By T’Keyah Hayes
Betty Boop is widely recognized as one of the most notable cartoon characters and one of the first cartoonized American sex symbols. Her vocal trademark, “Boop Oop A Doop,” and her contoured figure in a form-fitting dress traces back to a black woman by the name of Esther Jones.
Esther “Baby Esther” Jones was a jazz singer known for her “baby” singing style who performed at Harlem’s Cotton Club in the 1920s. White jazz singer and entertainer Helen Kane allegedly appropriated Jones’s singing style after attending her cabaret act in 1928. In 1930, Fleischer Studios animator Glen Natwick developed a caricature of Kane as a dog with a squeaky singing voice. In 1932, the character “Betty Boop” developed from the caricature, a curvy woman with dangling earrings and the same baby vocals and ad libs.
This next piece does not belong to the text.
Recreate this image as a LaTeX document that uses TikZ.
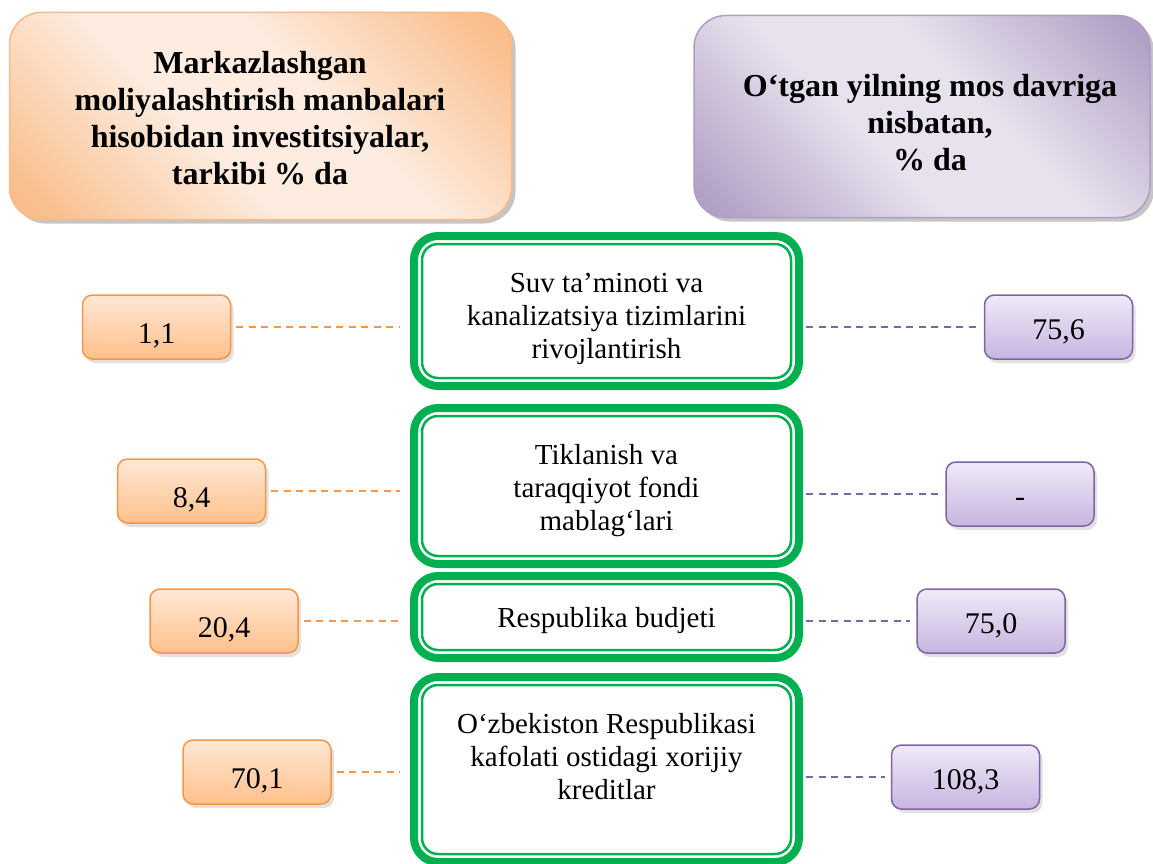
\documentclass[tikz,border=0pt]{standalone}
\usepackage{fontspec}
\setmainfont{Liberation Serif}
\usetikzlibrary{shadows,calc}
\definecolor{gr}{HTML}{00B050}
\definecolor{odsh}{HTML}{F79646}
\definecolor{pdsh}{HTML}{8064A2}
\definecolor{obord}{HTML}{F79646}
\definecolor{otop}{HTML}{FFE8D6}
\definecolor{obot}{HTML}{FFC08A}
\definecolor{pbord}{HTML}{8064A2}
\definecolor{ptop}{HTML}{EFEAF7}
\definecolor{pbot}{HTML}{C7B5E1}
\definecolor{ohdark}{HTML}{F9BE8C}
\definecolor{ohlight}{HTML}{FDECDF}
\definecolor{ohbord}{HTML}{F9BA85}
\definecolor{phdark}{HTML}{B2A1C6}
\definecolor{phlight}{HTML}{E8E2EE}
\definecolor{phbord}{HTML}{AF9DC5}
\definecolor{hshadow}{HTML}{8C8C8C}
\definecolor{vshadow}{HTML}{C4C4C4}
\pgfdeclarehorizontalshading{oband}{100bp}{color(0bp)=(ohdark); color(18bp)=(ohdark); color(42bp)=(ohlight); color(58bp)=(ohlight); color(82bp)=(ohdark); color(100bp)=(ohdark)}
\pgfdeclarehorizontalshading{pband}{100bp}{color(0bp)=(phdark); color(18bp)=(phdark); color(42bp)=(phlight); color(58bp)=(phlight); color(82bp)=(phdark); color(100bp)=(phdark)}
\begin{document}
\begin{tikzpicture}[x=1pt,y=-1pt,
  hdr/.style={rectangle, rounded corners=32pt, line width=1.5pt, inner sep=0pt,
    drop shadow={shadow xshift=4pt, shadow yshift=-4pt, fill=hshadow}},
  htxt/.style={align=center, font=\fontsize{32}{37}\selectfont\bfseries},
  gbox/.style={rectangle, draw=gr, line width=8pt, rounded corners=24pt, inner sep=0pt, outer sep=0pt, minimum width=385pt},
  ginner/.style={draw=gr, line width=2.5pt, rounded corners=16pt},
  gtxt/.style={align=center, font=\fontsize{29}{33}\selectfont},
  vbase/.style={rectangle, rounded corners=10pt, line width=1.5pt, inner sep=0pt,
    minimum width=148pt, minimum height=64pt, text depth=0pt,
    font=\fontsize{30}{34}\selectfont,
    drop shadow={shadow xshift=3pt, shadow yshift=-4pt, fill=vshadow}},
  ov/.style={vbase, draw=obord, top color=otop, bottom color=obot, text height=33pt},
  pv/.style={vbase, draw=pbord, top color=ptop, bottom color=pbot, text height=25pt},
  odash/.style={draw=odsh, line width=1.6pt, dash pattern=on 7pt off 5.5pt},
  pdash/.style={draw=pdsh, line width=1.6pt, dash pattern=on 7pt off 5.5pt}
]
\useasboundingbox (0,0) rectangle (1153,864);

% green boxes (node border = centre of the thick band)
\node[gbox, minimum height=150pt] (g1) at (606.5,311) {};
\node[gbox, minimum height=156pt] (g2) at (606.5,486) {};
\node[gbox, minimum height=82pt] (g3) at (606.5,617) {};
\node[gbox, minimum height=185pt] (g4) at (606.5,769.5) {};
\draw[ginner] ($(g1.north west)+(8,8)$) rectangle ($(g1.south east)+(-8,-8)$);
\draw[ginner] ($(g2.north west)+(8,8)$) rectangle ($(g2.south east)+(-8,-8)$);
\draw[ginner] ($(g3.north west)+(8,8)$) rectangle ($(g3.south east)+(-8,-8)$);
\draw[ginner] ($(g4.north west)+(8,8)$) rectangle ($(g4.south east)+(-8,-8)$);
\node[gtxt] (t1) at (606.5,319) {Suv ta’minoti va\\kanalizatsiya tizimlarini\\rivojlantirish};
\node[gtxt] (t2) at (606.5,491) {Tiklanish va\\taraqqiyot fondi\\mablag‘lari};
\node[gtxt] (t3) at (606.5,621) {Respublika budjeti};
\node[gtxt] (t4) at (606.5,757) {O‘zbekiston Respublikasi\\kafolati ostidagi xorijiy\\kreditlar};

% headers
\node[hdr, draw=ohbord, shading=oband, shading angle=45, minimum width=502pt, minimum height=207pt] (h1) at (260.5,116) {};
\node[htxt] (h1t) at (260,118) {Markazlashgan\\moliyalashtirish manbalari\\hisobidan investitsiyalar,\\tarkibi \% da};
\node[hdr, draw=phbord, shading=pband, shading angle=45, minimum width=456pt, minimum height=202pt] (h2) at (922,116.5) {};
\node[htxt] (h2t) at (930,123) {O‘tgan yilning mos davriga\\nisbatan,\\\% da};

% left values
\node[ov] (v1) at (156.5,327) {1,1};
\node[ov] (v2) at (191.5,491) {8,4};
\node[ov] (v3) at (224,621) {20,4};
\node[ov] (v4) at (257,772) {70,1};

% right values
\node[pv] (w1) at (1058.5,327) {75,6};
\node[pv] (w2) at (1020,494) {-};
\node[pv] (w3) at (991,621) {75,0};
\node[pv] (w4) at (965.5,777) {108,3};

% connectors
\draw[odash] ($(v1.east)+(5,0)$) -- ($(g1.west |- v1.east)+(-14,0)$);
\draw[odash] ($(v2.east)+(5,0)$) -- ($(g2.west |- v2.east)+(-14,0)$);
\draw[odash] ($(v3.east)+(5,0)$) -- ($(g3.west |- v3.east)+(-14,0)$);
\draw[odash] ($(v4.east)+(5,0)$) -- ($(g4.west |- v4.east)+(-14,0)$);
\draw[pdash] ($(g1.east |- w1.west)+(7,0)$) -- ($(w1.west)+(-6,0)$);
\draw[pdash] ($(g2.east |- w2.west)+(7,0)$) -- ($(w2.west)+(-6,0)$);
\draw[pdash] ($(g3.east |- w3.west)+(7,0)$) -- ($(w3.west)+(-6,0)$);
\draw[pdash] ($(g4.east |- w4.west)+(7,0)$) -- ($(w4.west)+(-6,0)$);
\end{tikzpicture}
\end{document}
In May 1932, Kane filed a $250,000 lawsuit against Max Fleischer and the Paramount Publix Corporation for appropriation and exploitation of her image. She argued that Betty Boop’s “boop-oop-a-doop” singing style was unoriginal because she had invented it, according to Fleischer’s son Richard Fleischer in his biography, “Out of the Inkwell.”
In defense, Paramount argued that Kane derived the style from Jones. Evidence showed that Kane watched Jones’s show and appropriated the singing style. The Cotton Club’s theatrical manager Lou Boulton testified, admitting that he had coached Jones and that Kane attended the cabaret act in 1928. Fleischer later recovered a sound film of Jones singing. The film was presented as evidence, and Judge Edward J. McGoldrick ruled in favor of the defense, according to the biography.
Betty Boop is one of America’s oldest cultural appropriations. Animators depicted Betty Boop as a white entertainer; but truth be told, the character was inspired by a black woman.